SOLOMON Islands has seen a group of its explosive ordnance disposal (EOD) officers achieve high-level certifications to address the persistent issue of unexploded ordnance (UXOs) in the region.

Fourteen EOD officers within the Royal Solomon Islands Police Force (RSIPF) have recently attained EOD Level 11 certification, while an additional fifteen officers secured Level III certification.

These certifications represent a notable step forward in their expertise and preparedness to handle explosive ordnance effectively.

This achievement owes a great deal to the American non-profit organization, the Golden West Humanitarian Foundation (GWHF).

The GWHF specializes in developing innovative technologies and strategies to address the technical challenges associated with humanitarian mine clearance.

They provided essential training to the EOD officers, enabling them to obtain these valuable certifications.

The acknowledgment of this accomplishment came from Minister of Police, National Security, and Correctional Services, Anthony Veke, during a session in Parliament on Monday.

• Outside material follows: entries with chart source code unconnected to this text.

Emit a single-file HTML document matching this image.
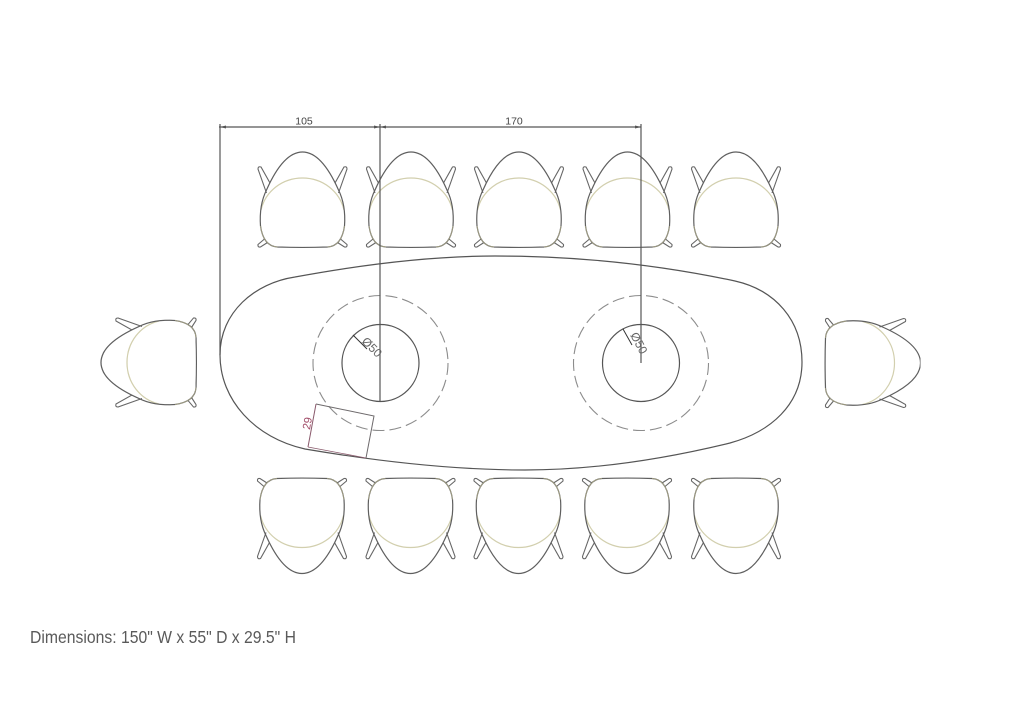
<!DOCTYPE html>
<html>
<head>
<meta charset="utf-8">
<style>
html,body{margin:0;padding:0;background:#fff;width:1024px;height:703px;overflow:hidden}
svg{display:block}
text{font-family:"Liberation Sans",sans-serif}
</style>
</head>
<body>
<svg width="1024" height="703" viewBox="0 0 1024 703" xmlns="http://www.w3.org/2000/svg">
<defs>
<filter id="soft" x="0" y="0" width="100%" height="100%"><feGaussianBlur stdDeviation="0.35"/></filter>
<g id="chair" fill="none">
  <path d="M-36,41 L-44.500,17 Q-44.500,14 -41.500,15 L-32.500,31" stroke="#666" stroke-width="1.100"/>
  <path d="M36,41 L44.500,17 Q44.500,14 41.500,15 L32.500,31" stroke="#666" stroke-width="1.100"/>
  <path d="M-38,87 L-44.500,92.500 Q-45,95.500 -42,95 L-35,90.500" stroke="#666" stroke-width="1.100"/>
  <path d="M38,87 L44.500,92.500 Q45,95.500 42,95 L35,90.500" stroke="#666" stroke-width="1.100"/>
  <path d="M-41.500,58 C-37,39 -20,26 0,26 C20,26 37,39 41.500,58" stroke="#d2cfae" stroke-width="1.200"/>
  <path d="M-25,95 C-34,94.500 -40,88 -42,74 C-43,60 -41,48 -36,38 C-28,20 -16,0 0,0 C16,0 28,20 36,38 C41,48 43,60 42,74 C40,88 34,94.500 25,95 C10,95.500 -10,95.500 -25,95 Z" stroke="#5f5f5f" stroke-width="1.200"/>
  <path d="M-25,95 C-34,94.500 -40,88 -42,74 M25,95 C34,94.500 40,88 42,74" stroke="#a8a586" stroke-width="0.800"/>
</g>
</defs>
<rect width="1024" height="703" fill="#fff"/>
<g filter="url(#soft)">
<use href="#chair" transform="translate(302.5,152)"/>
<use href="#chair" transform="translate(411,152)"/>
<use href="#chair" transform="translate(519,152)"/>
<use href="#chair" transform="translate(627.500,152)"/>
<use href="#chair" transform="translate(736,152)"/>

<use href="#chair" transform="translate(302,573.500) scale(1,-1)"/>
<use href="#chair" transform="translate(410.500,573.500) scale(1,-1)"/>
<use href="#chair" transform="translate(518.500,573.500) scale(1,-1)"/>
<use href="#chair" transform="translate(627,573.500) scale(1,-1)"/>
<use href="#chair" transform="translate(736,573.500) scale(1,-1)"/>

<use href="#chair" transform="translate(101,362.500) rotate(-90)"/>
<use href="#chair" transform="translate(920.500,363) rotate(90)"/>

<path d="M220,355 C220,312 255,283 295,277 C360,265 430,256 495,256 C580,256 660,265 735,281 C775,290 802,320 802,362 C802,405 770,432 730,443 C660,460 590,470 525,470 C450,470 370,460 305,449 C255,438 220,400 220,355 Z" fill="none" stroke="#555" stroke-width="1.200"/>

<circle cx="380.500" cy="363" r="38.500" fill="none" stroke="#555" stroke-width="1.200"/>
<circle cx="641" cy="363" r="38.500" fill="none" stroke="#555" stroke-width="1.200"/>
<circle cx="380.500" cy="363" r="67.500" fill="none" stroke="#8c8c8c" stroke-width="1.100" stroke-dasharray="12 5"/>
<circle cx="641" cy="363" r="67.500" fill="none" stroke="#8c8c8c" stroke-width="1.100" stroke-dasharray="12 5"/>

<path d="M219,127 H641" stroke="#555" stroke-width="1.200" fill="none"/>
<path d="M220,124 V355 M380,124 V401.500 M641,124 V363" stroke="#555" stroke-width="1.200" fill="none"/>
<path d="M220,127 l6,-1.500 v3 Z M380,127 l-6,-1.500 v3 Z M380,127 l6,-1.500 v3 Z M641,127 l-6,-1.500 v3 Z" fill="#555"/>
<text x="304" y="124.500" font-size="10.500" fill="#444" text-anchor="middle">105</text>
<text x="514" y="124.500" font-size="10.500" fill="#444" text-anchor="middle">170</text>

<path d="M353,335 L367,349" stroke="#333" stroke-width="1" fill="none"/>
<text x="0" y="0" font-size="12" fill="#666" transform="translate(361,342) rotate(45)">Ø50</text>
<path d="M623,329 L632,345" stroke="#333" stroke-width="1" fill="none"/>
<text x="0" y="0" font-size="12" fill="#666" transform="translate(630,335) rotate(62)">Ø50</text>

<path d="M316,404 L374,416 L366,458" fill="none" stroke="#6e6a6c" stroke-width="1"/>
<path d="M316,404 L308,447" fill="none" stroke="#8a5a6c" stroke-width="1"/>
<path d="M308,447 L366,458" fill="none" stroke="#8a5a6c" stroke-width="0.800"/>
<text x="0" y="0" font-size="11" fill="#a04a66" text-anchor="middle" transform="translate(311,424) rotate(-80)">29</text>

<text x="30" y="643" font-size="17.500" fill="#5a5a5a" textLength="266" lengthAdjust="spacingAndGlyphs">Dimensions: 150" W x 55" D x 29.5" H</text>
</g>
</svg>
</body>
</html>
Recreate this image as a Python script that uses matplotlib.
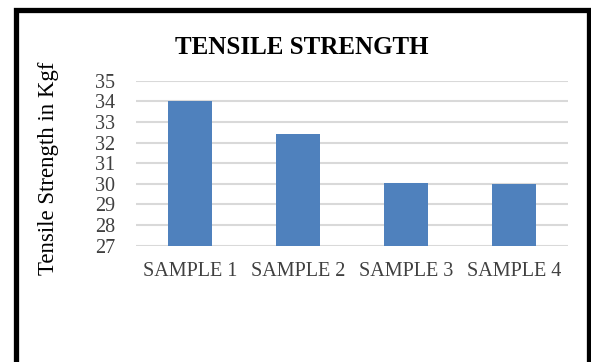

Minister Veke expressed pride in the skills and training of the EOD officers, describing them as some of the best-trained experts in the region when it comes to dealing with UXOs.

In a promising turn of events, the U.S Department of Defense has offered its support to further enhance the capabilities and capacity of the EOD teams for UXO removal in the Solomon Islands.

While the exact extent of financial support from the U.S State Department is yet to be determined, Minister Veke anticipates positive discussions on this front.

Furthermore, private entities established by former EOD officers in the Solomon Islands are actively involved in UXO surveying and removal operations.

These organizations operate with the necessary licenses and have the authority to charge fees for their services, contributing to the comprehensive efforts to address the UXO issue.

The Solomon Islands continue to grapple with the consequences of World War II battles that took place in 1942, resulting in a dangerous legacy of UXOs that pose a persistent threat to the safety of the local population.

The recent advancements in training and potential support from the U.S Department of Defense mark significant steps toward addressing this long-standing concern and ensuring the safety of the people in the Solomon Islands.